1. Probability and Random Variables
- Concept: Probability is the branch of mathematics concerning numerical descriptions of how likely an event is to occur or how likely it is that a proposition is true. A random variable is a variable whose possible values are numerical outcomes of a random phenomenon.
- General Application: In many fields including computer science, statistics, finance, and engineering, probability and random variables are used to model uncertainty and to make predictions about future events.
- Drug Discovery Application:
- Assessing the likelihood of a drug-target interaction based on physicochemical properties of the drug and the target.
- Predicting potential side effects of a drug by modeling the interaction between the drug and various biological systems as random variables.
- Analyzing genetic variations (SNPs) and their correlation with drug efficacy and adverse drug reactions.
2. pmf (probability mass function), pdf (probability density function), cdf (cumulative distribution function)

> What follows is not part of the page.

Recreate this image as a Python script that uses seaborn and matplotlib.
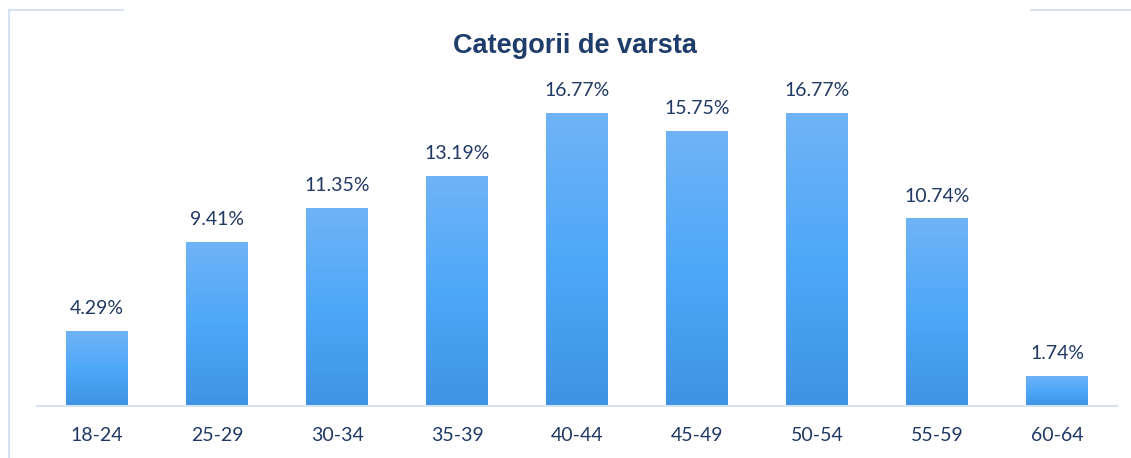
import numpy as np
import pandas as pd
import matplotlib
matplotlib.use("Agg")
import matplotlib.pyplot as plt
from matplotlib.colors import LinearSegmentedColormap
from matplotlib.lines import Line2D
import seaborn as sns

# === data ===
age_groups = ["18-24", "25-29", "30-34", "35-39", "40-44", "45-49", "50-54", "55-59", "60-64"]
shares = [4.29, 9.41, 11.35, 13.19, 16.77, 15.75, 16.77, 10.74, 1.74]
title = "Categorii de varsta"

df = pd.DataFrame({"Varsta": age_groups, "Procent": shares})

sns.set_theme(style="white")
plt.rcParams["font.family"] = ["Lato", "DejaVu Sans"]

TEXT_COLOR = "#203864"
LINE_COLOR = "#d4e2f3"

fig = plt.figure(figsize=(11.31, 4.58), dpi=100)
ax = fig.add_axes([37 / 1131, 52 / 458, 1080 / 1131, 314.5 / 458])

sns.barplot(data=df, x="Varsta", y="Procent", color="#52a9f9", width=0.51,
            saturation=1, ax=ax)

# gradient fill clipped to each bar
grad = LinearSegmentedColormap.from_list("bar", ["#3f93e3", "#4ea8f9", "#70b3f6"])
gimg = np.linspace(0, 1, 256).reshape(-1, 1)
for p in ax.patches:
    x0, y0 = p.get_x(), p.get_y()
    w, h = p.get_width(), p.get_height()
    im = ax.imshow(gimg, cmap=grad, aspect="auto", origin="lower",
                   extent=[x0, x0 + w, y0, y0 + h], zorder=p.get_zorder() + 0.1)
    im.set_clip_path(p)

for i, v in enumerate(shares):
    ax.annotate(f"{v:.2f}%", xy=(i, v), xytext=(0, 16), textcoords="offset points",
                ha="center", va="center", fontsize=14, color=TEXT_COLOR)

ax.set_xlim(-0.5, len(age_groups) - 0.5)
ax.set_ylim(0, 18)
ax.set_xlabel("")
ax.set_ylabel("")
ax.set_yticks([])
ax.tick_params(axis="x", length=0, pad=15, labelsize=14, labelcolor=TEXT_COLOR)
for s in ["top", "left", "right"]:
    ax.spines[s].set_visible(False)
ax.spines["bottom"].set_color(LINE_COLOR)
ax.spines["bottom"].set_linewidth(1.5)

fig.text(0.508, 1 - 46 / 458, title, ha="center", va="center", fontsize=19.5,
         fontweight="bold", color="#1f3d6b", family=["Liberation Sans", "DejaVu Sans"])

# frame corners
W, H = 1131, 458
fig.add_artist(Line2D([9 / W, 9 / W], [0, 1 - 10 / H], color=LINE_COLOR, lw=1.5))
fig.add_artist(Line2D([9 / W, 123 / W], [1 - 10 / H, 1 - 10 / H], color=LINE_COLOR, lw=1.5))
fig.add_artist(Line2D([1031 / W, 1], [1 - 10 / H, 1 - 10 / H], color=LINE_COLOR, lw=1.5))

fig.savefig("out.png", dpi=100)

- Concept: A pmf is a function that gives the probability that a discrete random variable is equal to some value. A pdf is a function whose value at any given sample in the sample space can be interpreted as providing a relative likelihood that the value of the random variable would equal that sample. A cdf is a function used to specify the probability of a random variable falling within a range of values.
- General Application: They are used in statistics and probability theory to describe and analyze random variables and their distributions.
- Drug Discovery Application:
- PMF can be used to calculate the probability of a specific genetic mutation in a population, which may influence the effectiveness of a drug.
- PDF can be used to model the distribution of different dosage levels of a drug in a patient population.
- CDF can be used to quantify the cumulative probability of a drug achieving a certain level of effectiveness.
3. Mean and Variance
- Concept: The mean is the average of a set of numbers, while the variance measures how spread out the numbers are from the mean.
- General Application: They are used in statistics and probability theory to summarize data and to measure the dispersion of data.
- Drug Discovery Application:
- The mean and variance can be used to measure the average effectiveness of a drug and the variability in effectiveness among patients.
- These metrics can also be used in the analysis of 'omic' data (genomic, proteomic, metabolomic), helping to identify potential drug targets.
4. Markov and Chebyshev inequalities, Chernoff bounds
- Concept: These are mathematical inequalities that provide bounds on the tail probabilities of random variables.
- General Application: They are used in probability theory and statistics to make estimations and predictions about random variables.
- Drug Discovery Application:
- These inequalities and bounds can be used to estimate the probability of rare adverse drug reactions.
- They can also be used to estimate the range within which the majority of responses to a drug will fall in a population.
5. Estimation (LMSE - Least Mean Square Error, MMSE - Minimum Mean Square Error, MLE - Maximum Likelihood Estimation)
- Concept: These are methods for estimating the parameters of a statistical model. LMSE and MMSE are methods used to estimate a signal in the presence of noise, whereas MLE is a method for estimating the parameters of a statistical model, given observations.
- General Application: They are used in statistics and machine learning for parameter estimation and prediction.
- Drug Discovery Application:
- These estimation methods can be used in bioinformatics to predict the structure of proteins or the interaction between proteins and potential drugs.
- They can also be used in pharmacokinetic and pharmacodynamic modeling to predict the absorption, distribution, metabolism, and excretion of drugs in the body.